Join Omilia, a market leader in Conversational AI, where we are shaping the future of customer experience for global enterprises. You will be joining a high-impact, mission-critical team dedicated to maintaining the reliability of our cutting-edge cloud platform. If you thrive on discipline, clarity, and rapid resolution in a fast-paced environment, this is your opportunity to be a crucial operational leader.
Role Summary
You will be part of a dedicated team of Incident Managers, based around the world, responsible primarily for managing and coordinating high-severity incidents on the Omilia Cloud Platform.
Your team provides 24/7 "follow-the-sun" coverage:
- You will primarily cover your regional daytime hours.
- You will participate in a shared, compensated on-call rotation to provide essential backup coverage for weekends, holidays, sick leave, or periods of high incident load.
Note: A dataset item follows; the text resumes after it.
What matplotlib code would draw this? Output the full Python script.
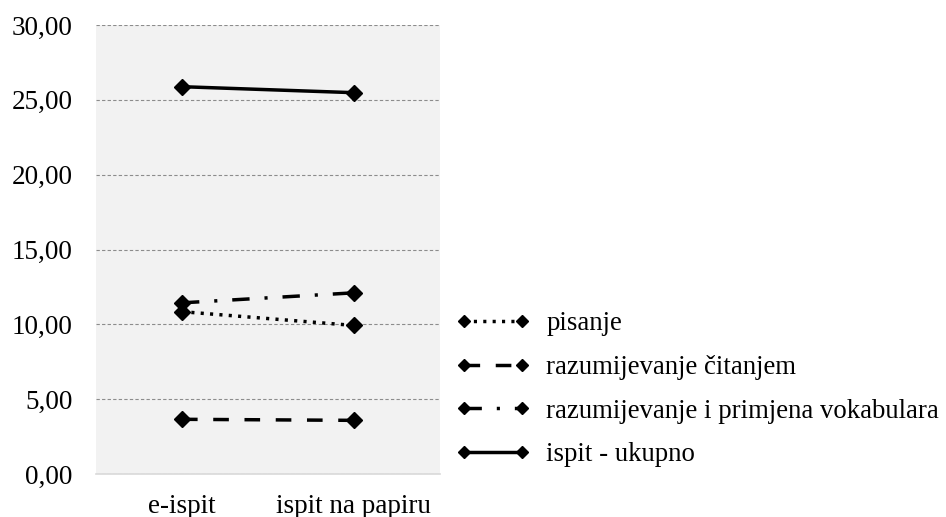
import matplotlib
matplotlib.use("Agg")
import matplotlib.pyplot as plt

categories = ["e-ispit", "ispit na papiru"]
pisanje = [10.85, 9.93]
citanje = [3.66, 3.59]
vokabular = [11.44, 12.11]
ukupno = [25.88, 25.48]
yticks = [0, 5, 10, 15, 20, 25, 30]

plt.rcParams['font.family'] = ['Liberation Serif', 'DejaVu Serif']
fs = 19.5

fig = plt.figure(figsize=(9.46, 5.17), dpi=100)
ax = fig.add_axes([0.1015, 0.083, 0.3635, 0.8686])
ax.set_facecolor('#f2f2f2')

x = [0, 1]
style = dict(color='black', marker='D', markersize=8, lw=2.5)
ax.plot(x, pisanje, ls=(0, (0.9, 1.8)), label='pisanje', **style)
ax.plot(x, citanje, ls=(0, (4.5, 4.5)), label='razumijevanje čitanjem', **style)
ax.plot(x, vokabular, ls=(0, (5, 4.3, 0.9, 4.3)), label='razumijevanje i primjena vokabulara', **style)
ax.plot(x, ukupno, ls='-', label='ispit - ukupno', **style)

ax.set_xlim(-0.5, 1.5)
ax.set_ylim(0, 30)
ax.set_yticks(yticks)
ax.set_yticklabels(['%d,00' % v for v in yticks], fontsize=fs)
ax.set_xticks(x)
ax.set_xticklabels(categories, fontsize=fs)
ax.yaxis.grid(True, ls=(0, (3, 2)), color='#8c8c8c', lw=0.8)
ax.set_axisbelow(True)
for s in ['top', 'right', 'left']:
    ax.spines[s].set_visible(False)
ax.spines['bottom'].set_color('#d9d9d9')
ax.spines['bottom'].set_linewidth(1.2)
ax.tick_params(axis='y', length=0, pad=17)
ax.tick_params(axis='x', length=0, pad=14)

fig.legend(loc='center left', bbox_to_anchor=(0.457, 0.247), frameon=False,
           fontsize=19.3, handlelength=2.75, labelspacing=0.7, handletextpad=0.6,
           numpoints=2, markerscale=0.8)

fig.savefig('out.png', dpi=100)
You will work directly with highly skilled SRE, DevOps, and Engineering teams who are dedicated to root cause resolution and continuous improvement.
This role offers unparalleled exposure to the inner workings of a rapidly scaling global SaaS platform, providing a unique opportunity to shape and deliver operational excellence.
A background in a client-facing role, such as a Technical Account Manager, would make an individual particularly well-suited for the Incident Manager position.
Key Responsibilities
1. Incident Leadership & Coordination
- Lead Major Incidents from initial detection to mitigation and closure.
- Maintain situational awareness, ensuring all participants are aligned on scope, impact, and next steps.
- Facilitate effective collaboration between Technology Operations Centre, SRE, Engineering, Product, Customer Success, and leadership.
- Capture a clear, timestamped record of the incident timeline, key decisions, actions, and ownership.
- Drive a "mitigation-first" approach and execute timely, objective escalation when progress stalls or risks to service/customer relations increase.
2. Communication & Stakeholder Management
- Provide clear, timely, and jargon-free updates internally and externally throughout the
incident lifecycle. - Coordinate customer communications throughout major incidents.
- Manage effective regional handovers with other IMs and on-call SREs to ensure
continuity of service during shift changes. - Ensure executive leadership is consistently and accurately briefed when required by the
major incident framework.
3. Process & Governance
- Ensure strict adherence to the Omilia Incident Framework, including proper activation, escalation, and closure protocols.
- Identify and escalate deviations, process gaps, or risks.
- Coordinate and facilitate post-incident reviews (PIRs) ensuring action items are recorded, assigned, and tracked to completion.
- Proactively contribute to the continuous improvement of incident processes, templates, playbooks, and tooling.
4. Operational Readiness & On-Call
- Participate in a follow-the-sun shift pattern, covering regional day hours.
- Provide on-call backup for colleagues during weekends, holidays, sick leave, or peak incident load.
- Maintain working familiarity with monitoring tools, escalation paths, severity definitions, and communication templates.
- Support the TOC and on-call SREs by ensuring smooth handovers between regions.
Requirements
Essential
- The ability to command a bridge, synthesize complex information quickly, and tailor communications for engineers, business leaders, and external customers.
- Proven ability to remain calm, structured, and assertive during high-pressure, severe outage events.
- Prior experience in Service Management, Operations Leadership, Support Management, Delivery/Project Management, or a similar high-visibility, coordination-heavy role.
- Familiarity with incident response frameworks (such as ITIL Major Incident Management).
- Exposure to Cloud/SaaS environments and, ideally, contact centre services.
Desirable
- Experience working in 24/7 follow-the-sun operational environments.
- Familiarity with monitoring/alerting, ticketing systems, or post-incident analysis workflows.
- Understanding of SRE or DevOps ways of working (without requiring technical depth).
Key Behaviours
- Calm under pressure - maintains clarity and composure during severe outages.
- Highly collaborative - brings teams together and reduces friction.
- Strong ownership - sees incidents through to mitigation and closure.
- Clear communicator - able to speak confidently with both engineers and business stakeholders.
- Process-driven - follows and enforces incident protocols consistently.
- Bias for action - unblocks teams and maintains momentum when incidents stall.
Benefits
- Fixed compensation;
- Long-term employment with the working days vacation;
- Development in professional growth (courses, training, etc);
- Being part of successful cutting-edge technology products that are making a global impact in the service industry;
- Proficient and fun-to-work-with colleagues;
- Apple gear.
Omilia is proud to be an equal opportunity employer and is dedicated to fostering a diverse and inclusive workplace. We believe that embracing diversity in all its forms enriches our workplace and drives our collective success. We are committed to creating an environment where everyone feels welcomed, valued, and empowered to contribute their unique perspectives without regard to factors such as race, color, religion, gender, gender identity or expression, sexual orientation, national origin, heredity, disability, age, or veteran status, all eligible candidates will be given consideration for employment.